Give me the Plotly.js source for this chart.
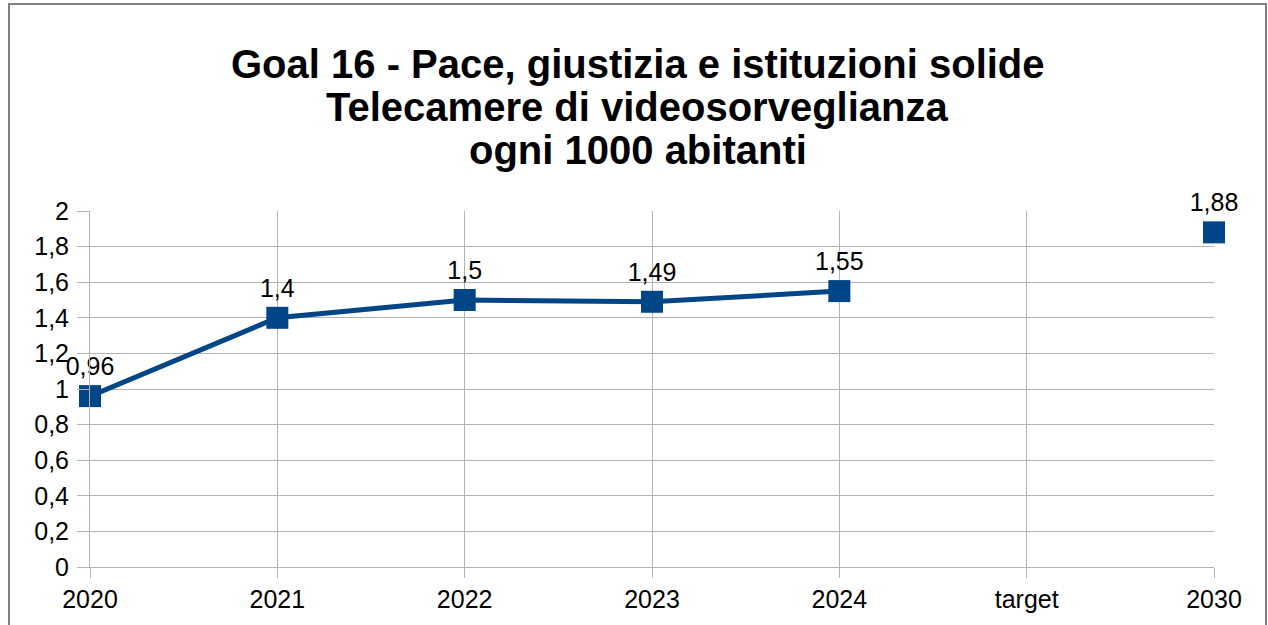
<!DOCTYPE html>
<html>
<head>
<meta charset="utf-8">
<script src="https://cdn.plot.ly/plotly-3.0.1.min.js"></script>
<style>
  html, body { margin: 0; padding: 0; background: #fff; }
  #wrap { position: relative; width: 1268px; height: 625px; overflow: hidden; }
  #chart { position: absolute; left: 0; top: 0; width: 1268px; height: 625px; }
  #frame { position: absolute; left: 8px; top: 3px; width: 1255px; height: 640px;
           border-left: 2px solid #808080; border-top: 2px solid #808080; border-right: 2px solid #808080;
           pointer-events: none; }
</style>
</head>
<body>
<div id="wrap">
  <div id="chart"></div>
  <div id="frame"></div>
</div>
<script>
const categories = ["2020", "2021", "2022", "2023", "2024", "target", "2030"];
const values = [0.96, 1.4, 1.5, 1.49, 1.55, null, 1.88];
const yTickVals = [0, 0.2, 0.4, 0.6, 0.8, 1, 1.2, 1.4, 1.6, 1.8, 2];
const yTickText = ["0", "0,2", "0,4", "0,6", "0,8", "1", "1,2", "1,4", "1,6", "1,8", "2"];
const titleLines = ["Goal 16 - Pace, giustizia e istituzioni solide", "Telecamere di videosorveglianza", "ogni 1000 abitanti"];

const labels = values.map(v => v === null ? "" : String(v).replace(".", ","));
const FONT = "Liberation Sans, Arial, sans-serif";

const trace = {
  type: "scatter",
  mode: "lines+markers+text",
  x: categories,
  y: values,
  text: labels,
  textposition: "top center",
  textfont: { family: FONT, size: 25, color: "#000" },
  line: { color: "#004586", width: 5 },
  marker: { symbol: "square", size: 22, color: "#004586" },
  connectgaps: false,
  cliponaxis: false,
  hoverinfo: "skip"
};

const titleY = [1.413, 1.292, 1.171];
const annotations = titleLines.map((t, i) => ({
  text: "<b>" + t + "</b>",
  xref: "paper", yref: "paper",
  x: 0.4875, y: titleY[i],
  xanchor: "center", yanchor: "middle",
  showarrow: false,
  font: { family: FONT, size: 40, color: "#000" }
}));

const layout = {
  width: 1268, height: 625,
  margin: { l: 90, r: 54, t: 211, b: 58 },
  paper_bgcolor: "#fff", plot_bgcolor: "#fff",
  showlegend: false,
  annotations: annotations,
  xaxis: {
    type: "category",
    range: [0, 6],
    showgrid: true, gridcolor: "#b3b3b3", gridwidth: 1,
    showline: true, linecolor: "#b3b3b3", linewidth: 1,
    ticks: "outside", ticklen: 10, tickcolor: "#b3b3b3",
    tickfont: { family: FONT, size: 25, color: "#000" },
    zeroline: false, fixedrange: true
  },
  yaxis: {
    range: [0, 2],
    tickvals: yTickVals, ticktext: yTickText,
    showgrid: true, gridcolor: "#b3b3b3", gridwidth: 1,
    showline: true, linecolor: "#b3b3b3", linewidth: 1,
    ticks: "outside", ticklen: 12, tickcolor: "#b3b3b3",
    ticklabelstandoff: 3,
    tickfont: { family: FONT, size: 25, color: "#000" },
    zeroline: false, fixedrange: true
  }
};

Plotly.newPlot("chart", [trace], layout, { staticPlot: true, displayModeBar: false });
</script>
</body>
</html>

════

_Set exercise_. Reproduce the whole listing above word for word, but not its pictures.

_Result of the task_.
Give me the Plotly.js source for this chart.
<!DOCTYPE html>
<html>
<head>
<meta charset="utf-8">
<script src="https://cdn.plot.ly/plotly-3.0.1.min.js"></script>
<style>
  html, body { margin: 0; padding: 0; background: #fff; }
  #wrap { position: relative; width: 1268px; height: 625px; overflow: hidden; }
  #chart { position: absolute; left: 0; top: 0; width: 1268px; height: 625px; }
  #frame { position: absolute; left: 8px; top: 3px; width: 1255px; height: 640px;
           border-left: 2px solid #808080; border-top: 2px solid #808080; border-right: 2px solid #808080;
           pointer-events: none; }
</style>
</head>
<body>
<div id="wrap">
  <div id="chart"></div>
  <div id="frame"></div>
</div>
<script>
const categories = ["2020", "2021", "2022", "2023", "2024", "target", "2030"];
const values = [0.96, 1.4, 1.5, 1.49, 1.55, null, 1.88];
const yTickVals = [0, 0.2, 0.4, 0.6, 0.8, 1, 1.2, 1.4, 1.6, 1.8, 2];
const yTickText = ["0", "0,2", "0,4", "0,6", "0,8", "1", "1,2", "1,4", "1,6", "1,8", "2"];
const titleLines = ["Goal 16 - Pace, giustizia e istituzioni solide", "Telecamere di videosorveglianza", "ogni 1000 abitanti"];

const labels = values.map(v => v === null ? "" : String(v).replace(".", ","));
const FONT = "Liberation Sans, Arial, sans-serif";

const trace = {
  type: "scatter",
  mode: "lines+markers+text",
  x: categories,
  y: values,
  text: labels,
  textposition: "top center",
  textfont: { family: FONT, size: 25, color: "#000" },
  line: { color: "#004586", width: 5 },
  marker: { symbol: "square", size: 22, color: "#004586" },
  connectgaps: false,
  cliponaxis: false,
  hoverinfo: "skip"
};

const titleY = [1.413, 1.292, 1.171];
const annotations = titleLines.map((t, i) => ({
  text: "<b>" + t + "</b>",
  xref: "paper", yref: "paper",
  x: 0.4875, y: titleY[i],
  xanchor: "center", yanchor: "middle",
  showarrow: false,
  font: { family: FONT, size: 40, color: "#000" }
}));

const layout = {
  width: 1268, height: 625,
  margin: { l: 90, r: 54, t: 211, b: 58 },
  paper_bgcolor: "#fff", plot_bgcolor: "#fff",
  showlegend: false,
  annotations: annotations,
  xaxis: {
    type: "category",
    range: [0, 6],
    showgrid: true, gridcolor: "#b3b3b3", gridwidth: 1,
    showline: true, linecolor: "#b3b3b3", linewidth: 1,
    ticks: "outside", ticklen: 10, tickcolor: "#b3b3b3",
    tickfont: { family: FONT, size: 25, color: "#000" },
    zeroline: false, fixedrange: true
  },
  yaxis: {
    range: [0, 2],
    tickvals: yTickVals, ticktext: yTickText,
    showgrid: true, gridcolor: "#b3b3b3", gridwidth: 1,
    showline: true, linecolor: "#b3b3b3", linewidth: 1,
    ticks: "outside", ticklen: 12, tickcolor: "#b3b3b3",
    ticklabelstandoff: 3,
    tickfont: { family: FONT, size: 25, color: "#000" },
    zeroline: false, fixedrange: true
  }
};

Plotly.newPlot("chart", [trace], layout, { staticPlot: true, displayModeBar: false });
</script>
</body>
</html>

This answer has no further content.